Le Palais-Royal lui-même ne veut pas rester en dehors du mouvement. Il affiche les Tribulations prussiennes du Palais-Royal, où, sur l’air du final de Charles VI, Hyacinthe et Mme Thierret entonnent des couplets où la note patriotique prend une allure burlesque :

Reins allemands, vous aurez de la chance,
Si les zouzous parisiens
Ne défoncent pas vos Prussiens,
Car, guerre au Prussiens !
Tel est le cri des Parisiens !

La pauvreté de l’invention nous dispenserait d’une telle citation, mais cette fanfaronnade vaudevillesque de mauvais goût n’achève-t-elle pas de dépeindre l’insouciant optimisme de Paris et de la France en juillet 1870 ? Chants patriotiques, compositions pseudo-littéraires ou musicales dont l’à-propos suffirait à garantir le succès, scènes d’enthousiasme provoquées ainsi dans des théâtres, tout ne montrait-il pas l’illusion, l’assurance absolue de prochaines victoires, d’une rentrée triomphale des troupes rappelant bientôt le retour de la campagne d’Italie ?… et c’est au milieu de cette aveugle confiance qu’éclata la terrible nouvelle de la bataille de Wœrth.


  1. La musique, composée sur la poésie de Casimir Delavigne, est plus que médiocre.

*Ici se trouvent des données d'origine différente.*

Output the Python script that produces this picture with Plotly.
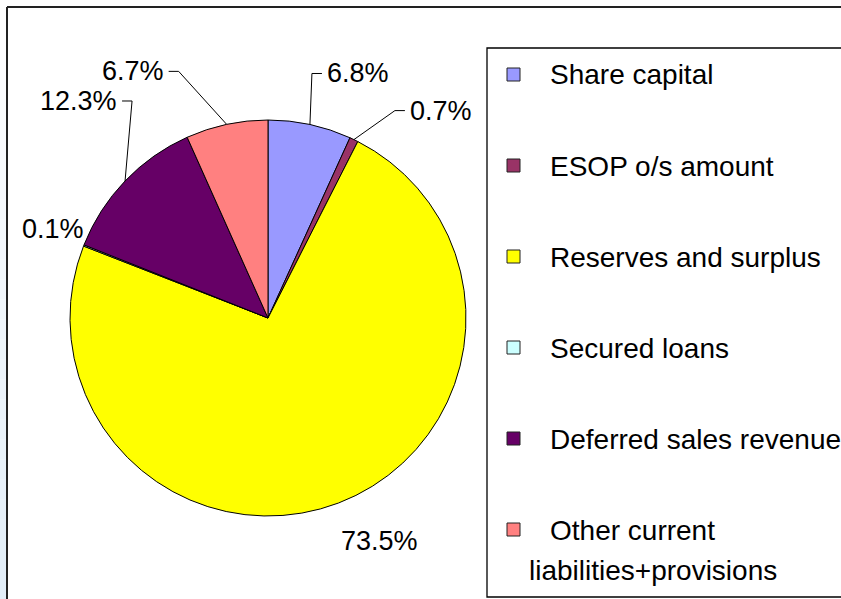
import math
import textwrap
import plotly.graph_objects as go

# ---------------- data ----------------
categories = ["Share capital", "ESOP o/s amount", "Reserves and surplus",
              "Secured loans", "Deferred sales revenue",
              "Other current liabilities+provisions"]
shares = [6.8, 0.7, 73.5, 0.1, 12.3, 6.7]
colors = ["#9999FF", "#993366", "#FFFF00", "#CCFFFF", "#660066", "#FF8080"]

# ---------------- layout geometry (pixels) ----------------
W, H = 841, 599
CX, CY, R = 268, 318, 198
FONT = "Liberation Sans, Arial, sans-serif"

def px(x):
    return x / W

def py(y):
    return 1 - y / H

# label placement relative to the slice edge point (pixel offsets)
label_style = [
    dict(dx=2, dy=-51, side="right", leader=True),
    dict(dx=41, dy=-29, side="right", leader=True),
    dict(dx=41, dy=38, side=None, leader=False),
    dict(dx=-31, dy=-16, side=None, leader=False),
    dict(dx=7, dy=-80, side="left", leader=True),
    dict(dx=-48, dy=-53, side="left", leader=True),
]

fig = go.Figure()
fig.add_trace(go.Pie(
    labels=categories, values=shares, sort=False, direction="clockwise",
    rotation=0, textinfo="none", showlegend=False,
    marker=dict(colors=colors, line=dict(color="#000000", width=1)),
    domain=dict(x=[px(CX - R), px(CX + R)], y=[py(CY + R), py(CY - R)]),
))

shapes = []
annotations = []

# left gradient strip
n_bands = 30
for i in range(n_bands):
    t = i / (n_bands - 1)
    r = int(255 - t * (255 - 226))
    g = int(255 - t * (255 - 238))
    b = int(255 - t * (255 - 248))
    shapes.append(dict(type="rect", xref="paper", yref="paper",
                       x0=0, x1=px(7), y0=py(H * (i + 1) / n_bands), y1=py(H * i / n_bands),
                       fillcolor=f"rgb({r},{g},{b})", line=dict(width=0), layer="below"))

# outer frame
shapes.append(dict(type="line", xref="paper", yref="paper", x0=px(7), x1=1.0,
                   y0=py(7), y1=py(7), line=dict(color="#222222", width=2)))
shapes.append(dict(type="line", xref="paper", yref="paper", x0=px(7), x1=px(7),
                   y0=py(7), y1=0, line=dict(color="#222222", width=2)))

# pie labels
total = sum(shares)
cum = 0.0
for val, st in zip(shares, label_style):
    mid = (cum + val / 2) / total
    cum += val
    th = 2 * math.pi * mid
    ex = CX + R * math.sin(th)
    ey = CY - R * math.cos(th)
    txt = f"{val:.1f}%"
    if st["leader"]:
        bx, by = ex + st["dx"], ey + st["dy"]
        sgn = 1 if st["side"] == "right" else -1
        hx = bx + sgn * 10
        shapes.append(dict(type="path", xref="paper", yref="paper",
                           path=f"M {px(ex)},{py(ey)} L {px(bx)},{py(by)} L {px(hx)},{py(by)}",
                           line=dict(color="#000000", width=1)))
        annotations.append(dict(x=px(hx + sgn * 3), y=py(by), xref="paper", yref="paper",
                                text=txt, showarrow=False,
                                xanchor="left" if sgn > 0 else "right", yanchor="middle",
                                font=dict(family=FONT, size=27, color="#000000")))
    else:
        annotations.append(dict(x=px(ex + st["dx"]), y=py(ey + st["dy"]), xref="paper", yref="paper",
                                text=txt, showarrow=False, xanchor="center", yanchor="middle",
                                font=dict(family=FONT, size=27, color="#000000")))

# legend box
shapes.append(dict(type="rect", xref="paper", yref="paper", x0=px(487), x1=px(845),
                   y0=py(597), y1=py(48), line=dict(color="#000000", width=1.3),
                   fillcolor="rgba(0,0,0,0)"))
for i, (cat, col) in enumerate(zip(categories, colors)):
    ry = 74 + 91 * i
    shapes.append(dict(type="rect", xref="paper", yref="paper",
                       x0=px(507), x1=px(520), y0=py(ry + 7), y1=py(ry - 6),
                       fillcolor=col, line=dict(color="#222222", width=1)))
    lines = textwrap.wrap(cat, 22)
    for j, ln in enumerate(lines):
        annotations.append(dict(x=px(548 if j == 0 else 527), y=py(ry + 1 + 40 * j),
                                xref="paper", yref="paper", text=ln, showarrow=False,
                                xanchor="left", yanchor="middle",
                                font=dict(family=FONT, size=28, color="#000000")))

fig.update_layout(
    width=W, height=H, margin=dict(l=0, r=0, t=0, b=0),
    paper_bgcolor="#FFFFFF", plot_bgcolor="#FFFFFF",
    showlegend=False, shapes=shapes, annotations=annotations,
)

fig.write_html("out.html", config={"displayModeBar": False},
               post_script="document.body.style.margin='0';document.body.style.overflow='hidden';")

Adolphe Nourrit provoqua néanmoins un enthousiasme indescriptible en la chantant, en 1831, à une cérémonie anniversaire des journées de Juillet, au Panthéon, en présence de Louis-Philippe.
    Au dernier couplet :

    Tambours, du convoi de nos frères
    Roulez le funèbre signal,

    l’émotion fut, paraît-il, indescriptible.